At the Fondation Martin Bodmer in Cologny, Switzerland, is a little known annotated copy of Chaucer’s Canterbury Tales, the first illustrated edition published by Caxton around 1483. This copy, Inc. B. 70, bears the physical marks of a long history of use, and this essay accounts for what is known of the book’s provenance between its origins in Westminster and its arrival in Switzerland in the early 1940s. The article reads the book’s marginalia, damages, repairs, signatures, and binding as the signs of the individuals and institutions that read, revered, rejected, and coveted it across centuries.

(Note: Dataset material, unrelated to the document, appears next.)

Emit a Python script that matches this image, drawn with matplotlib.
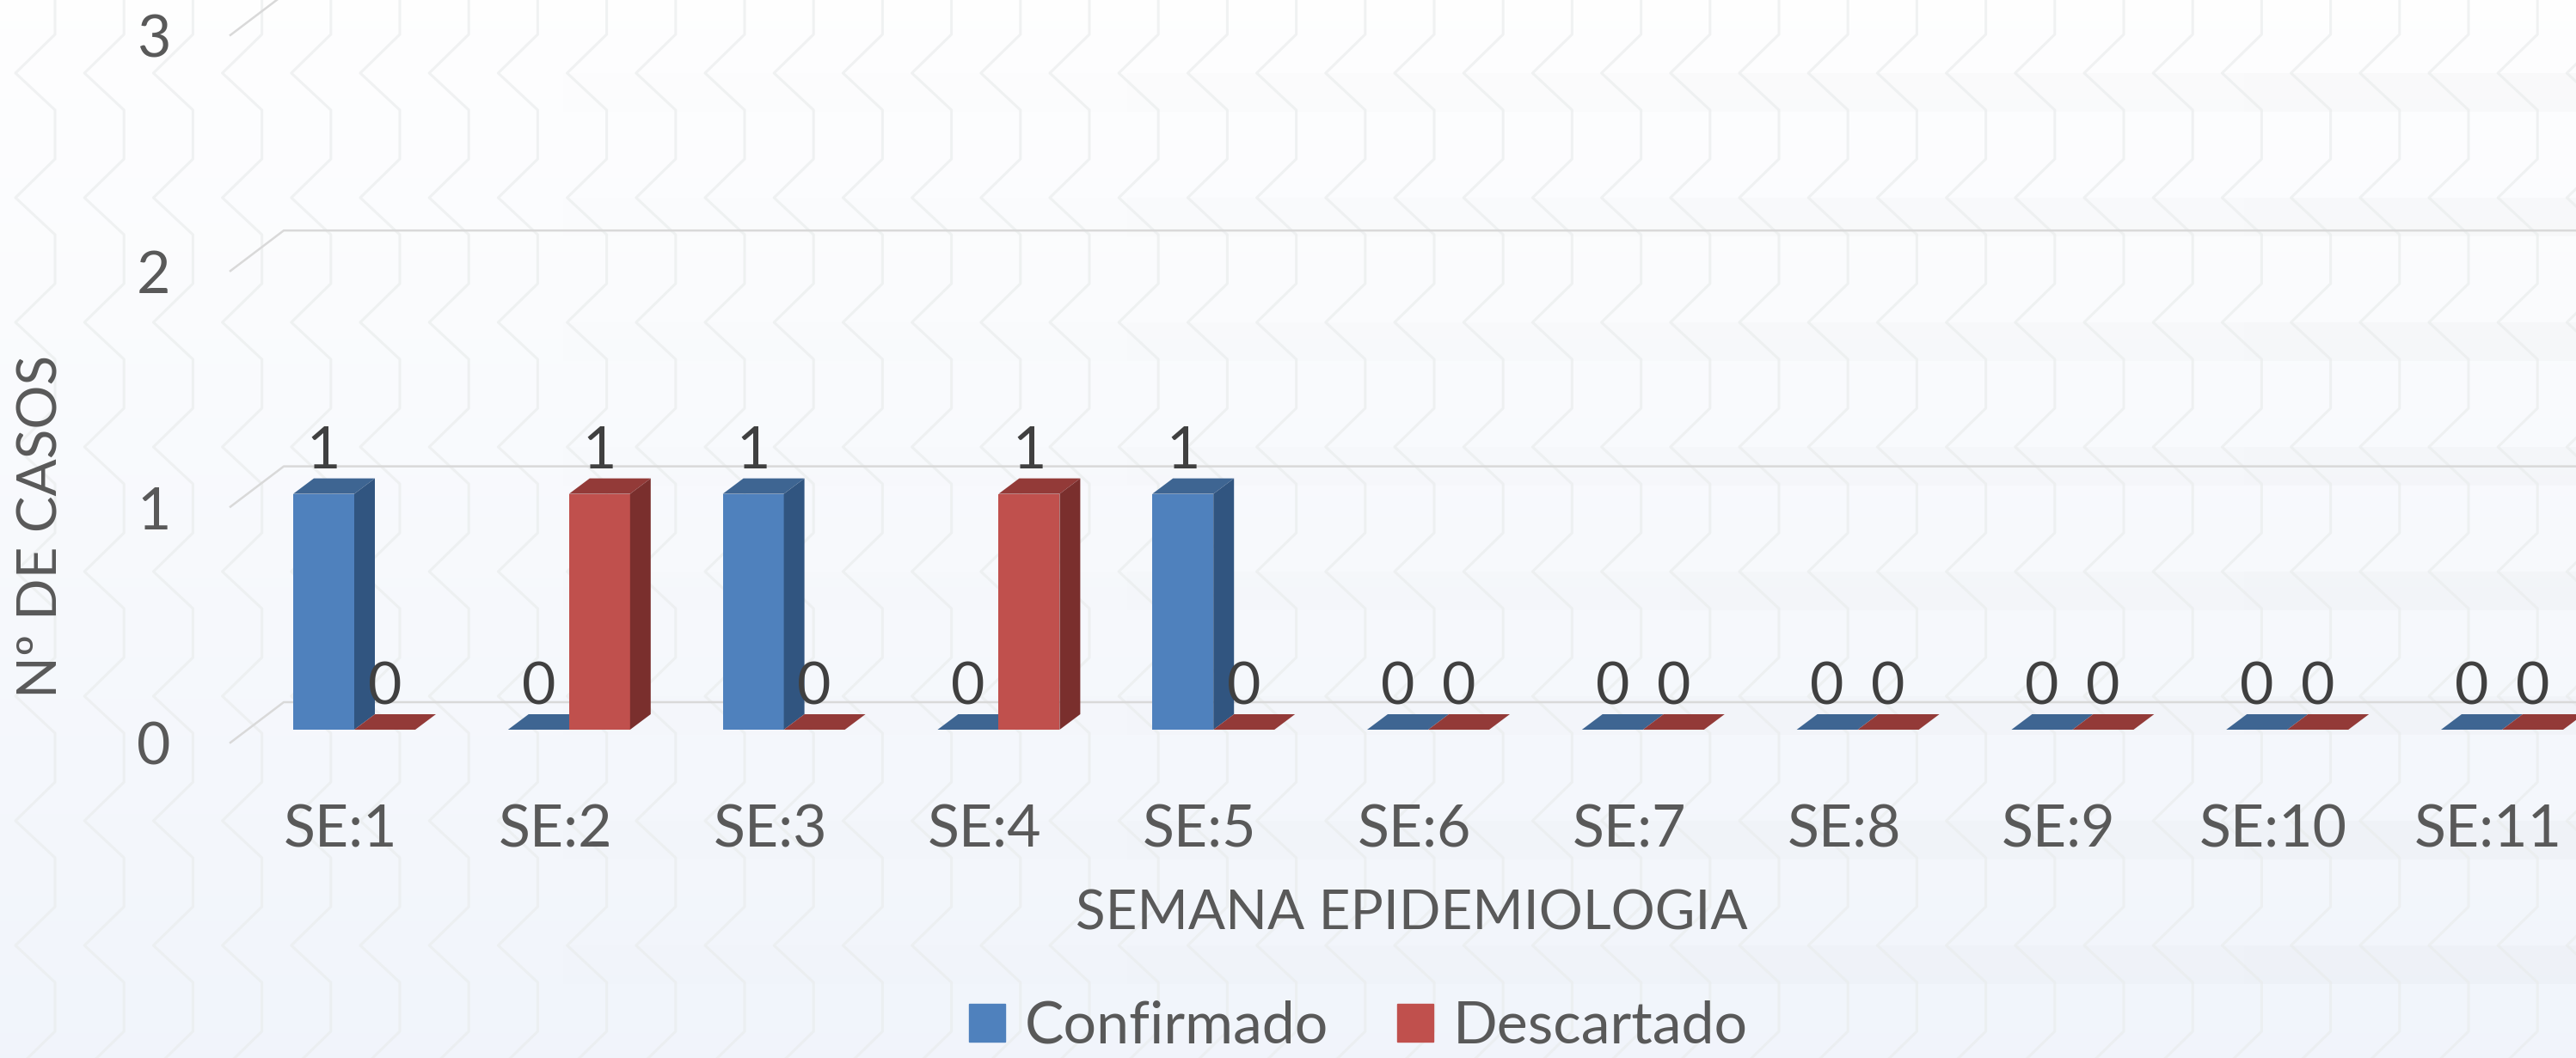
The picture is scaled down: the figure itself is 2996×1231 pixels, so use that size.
import matplotlib
matplotlib.use("Agg")
import matplotlib.pyplot as plt
import matplotlib.patches as mpatches
import numpy as np

plt.rcParams['font.family'] = ['Lato', 'DejaVu Sans']

WEEKS = ['SE:1', 'SE:2', 'SE:3', 'SE:4', 'SE:5', 'SE:6', 'SE:7', 'SE:8', 'SE:9', 'SE:10', 'SE:11']
CONFIRMADO = [1, 0, 1, 0, 1, 0, 0, 0, 0, 0, 0]
DESCARTADO = [0, 1, 0, 1, 0, 0, 0, 0, 0, 0, 0]
Y_TICKS = [0, 1, 2, 3]

W, H = 2996, 1231
BASE_PX, UNIT_PX = 849, 274.4    # y pixel of value 0, pixels per case
FIRST_PX, STEP_PX = 412, 249.8   # x pixel of first category, pixels per category

BAR_W = 71 / STEP_PX
DEPTH_X, DEPTH_Y = 24 / STEP_PX, 18 / UNIT_PX

BLUE = ("#4f81bd", "#3e6592", "#315580")
RED = ("#c0504d", "#933a38", "#7a2f2d")
TEXT = "#595959"
LABEL = "#404040"
GRID = "#d9d9d9"


def px_x(p):
    return (p - FIRST_PX) / STEP_PX


def px_y(p):
    return (BASE_PX - p) / UNIT_PX


def draw_bars(ax, xs, values, colours):
    front, top, side = colours
    ax.bar(xs, values, width=BAR_W, color=front, align='edge', linewidth=0, zorder=3)
    for x, v in zip(xs, values):
        ax.fill([x, x + BAR_W, x + BAR_W + DEPTH_X, x + DEPTH_X],
                [v, v, v + DEPTH_Y, v + DEPTH_Y], color=top, lw=0, zorder=3)
        if v > 0:
            ax.fill([x + BAR_W, x + BAR_W + DEPTH_X, x + BAR_W + DEPTH_X, x + BAR_W],
                    [0, DEPTH_Y, v + DEPTH_Y, v], color=side, lw=0, zorder=3)
        ax.text(x + BAR_W / 2, v + 49 / UNIT_PX, str(v), color=LABEL, fontsize=49,
                ha='center', va='center', zorder=5)


def draw_background(ax):
    extent = (px_x(0), px_x(W), px_y(H), px_y(0))
    # page gradient
    grad = np.linspace(0, 1, 256).reshape(-1, 1, 1)
    rgb = np.array([0.997, 0.997, 0.999]) * (1 - grad) + np.array([0.945, 0.96, 0.985]) * grad
    ax.imshow(rgb, extent=extent, aspect='auto', zorder=0)

    # faint horizontal bands, only visible towards the right
    fade = np.zeros((1, 256, 4))
    fade[..., 3] = np.linspace(0, 0.018, 256)
    for row in range(0, 8):
        mid = 85 + 145 * row
        ax.imshow(fade, extent=(px_x(0), px_x(W), px_y(mid + 45), px_y(mid)),
                  aspect='auto', zorder=0.5)

    # chevron pattern
    for col in range(-1, 39):
        left = px_x(18 + 80.2 * col)
        right = px_x(64 + 80.2 * col)
        xs, ys = [], []
        for row in range(-1, 9):
            mid = 85 + 145 * row
            xs += [right, left, right]
            ys += [px_y(mid - 45), px_y(mid), px_y(mid + 43)]
        ax.plot(xs, ys, color="#e9ecec", lw=2.2, alpha=0.65, zorder=1)


fig = plt.figure(figsize=(W / 100, H / 100), dpi=100)
ax = fig.add_axes([0, 0, 1, 1])
draw_background(ax)
ax.set_xlim(px_x(0), px_x(W))
ax.set_ylim(px_y(H), px_y(0))
ax.set_axis_off()

# gridlines: back wall and the short floor-side stub
for t in Y_TICKS:
    ax.plot([px_x(268), px_x(330), px_x(W)],
            [t + px_y(864), t + px_y(817), t + px_y(817)],
            color=GRID, lw=1.8, zorder=2)
    ax.text(px_x(179), t + px_y(871), str(t), color=TEXT, fontsize=49,
            ha='center', va='center', zorder=5)

x = np.arange(len(WEEKS))
draw_bars(ax, x - BAR_W, CONFIRMADO, BLUE)
draw_bars(ax, x, DESCARTADO, RED)

for i, w in zip(x, WEEKS):
    ax.text(i - 16 / STEP_PX, px_y(966), w, color=TEXT, fontsize=49,
            ha='center', va='center', zorder=5)

ax.text(px_x(1642), px_y(1064), 'SEMANA EPIDEMIOLOGIA', color=TEXT, fontsize=46,
        ha='center', va='center', zorder=5)
ax.text(px_x(49), px_y(612), 'Nº DE CASOS', color=TEXT, fontsize=46, rotation=90,
        ha='center', va='center', zorder=5)

handles = [mpatches.Patch(color=BLUE[0], label='Confirmado'),
           mpatches.Patch(color=RED[0], label='Descartado')]
leg = ax.legend(handles=handles, loc='center', ncol=2, frameon=False, fontsize=49,
                bbox_to_anchor=(1580 / W, 1 - 1195 / H), handlelength=0.62, handleheight=0.62,
                handletextpad=0.33, columnspacing=1.18, labelcolor=TEXT)
leg.set_zorder(5)

fig.savefig('out.png', dpi=100)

‘“in his old dress”: Packaging Thomas Speght’s Chaucer for Renaissance Readers.’ Chaucer Review 51.4 (2016): 478-502.
This article subjects Thomas Speght’s Chaucer editions (1598; 1602) to a consideration of how these books conceive, invite, and influence their readership. Studying the highly wrought forms of the dedicatory epistle to Sir Robert Cecil, the prefatory letter by Francis Beaumont, and the address “To the Readers,” it argues that these paratexts warrant closer attention for their treatment of the entangled relationships between editor, patron, and reader. 

‘“alle his fetures folȝande, in forme þat he hade”: Recovering the Body and Saving the Soul in Sir Gawain and the Green Knight.’ The Lancaster Luminary: Textual Bodies 2 (2010): 47-55.
This essay maps the correspondences between corporeal integrity and spiritual wholeness in the fourteenth-century poem Sir Gawain and the Green Knight. It discusses the protagonist’s body in relation to that of the otherworldly Green Knight, as well as the varying degrees and forms of protection offered by his armour, bedclothes, and the poem’s green girdle.